Amazon (NASDAQ: [[ticker:AMZN]]) has acquired smart-doorbell security system maker Ring as the company seeks to expand its home-security business.
The purchase was first reported by Geekwire, which cited a separate report from Reuters that the deal is valued at about $1 billion. That would make Amazon’s purchase of Ring the third largest in the Seattle e-commerce giant’s history. (The two biggest acquisitions were Whole Foods last year and Zappos in 2009, according to Statista.)
Santa Monica, CA-based Ring makes smart doorbells connected to cameras that alert homeowners when someone is at their door.

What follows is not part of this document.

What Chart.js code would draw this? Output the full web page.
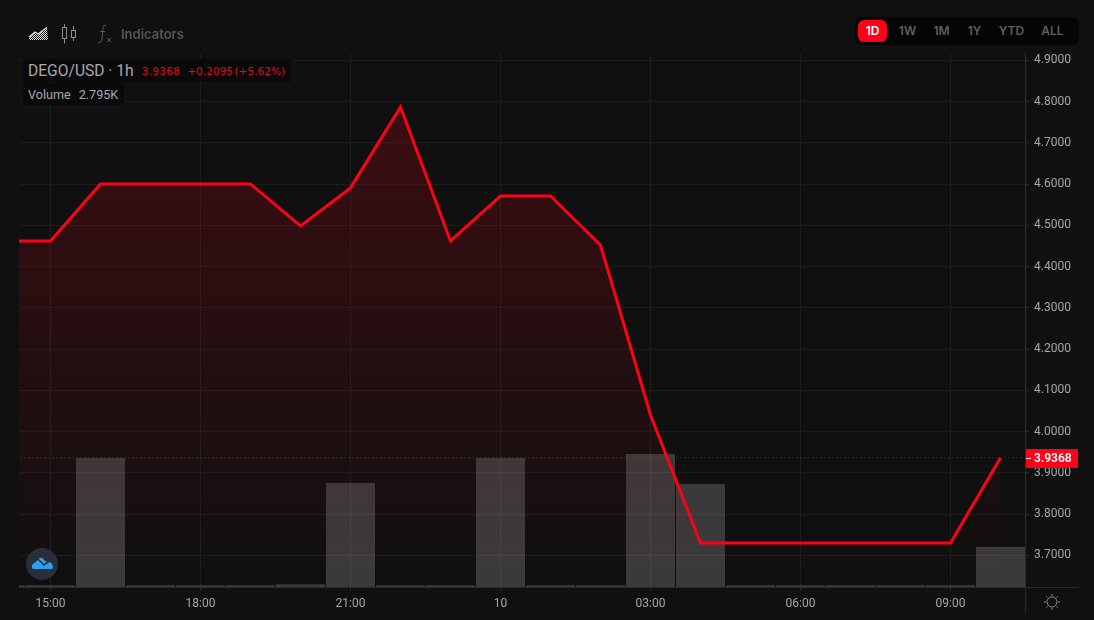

Once the doorbell rings, a video is streamed to a homeowner’s smartphone or tablet, allowing them to speak to the visitors even if they are away from home.
Amazon says it believes Ring’s devices represent an important node in a growing home-security ecosystem built around Amazon Key product, which the company launched last October. The Key service essentially allows couriers to enter the homes of Prime customers to drop off packages—thereby avoiding “porch pirates” that steal deliveries left outside a front door. Key comes along with Amazon’s Cloud Cam, which “acts as the brains for a smart lock, allowing Amazon to decide when it should open your house for a delivery,” according to a Verge article.
Some of Ring’s products are compatible with smart locks made by companies like Kwikset and Lockstate; linking together the smart doorbell and lock allows homeowners to let in guests remotely, to name one use case.
In late December, Amazon acquired Immedia Semiconductor, a Boston area company that makes Blink Internet-connected security cameras. Terms of that deal were not disclosed.
Amazon and Ring do have a history together: The e-commerce giant last year invested in Ring through its Alexa Fund.
In fact, it was a failed search on Amazon that led Ring CEO James Siminoff to develop the technology that eventually became the startup’s key product. He and colleagues were working in a makeshift workshop behind a garage, making it a pain to have to answer the home’s doorbell, Siminoff recalled during a 2016 speaking engagement. He asked a colleague to purchase an electronic doorbell on Amazon so they could see and respond to visitors without having to leave the workshop. The search didn’t yield the desired result.
Siminoff said he searched online himself and confirmed his colleague’s finding. “Being the inventor, I started building one.”
Now, with the company’s sale to Amazon, things have come full circle for Ring.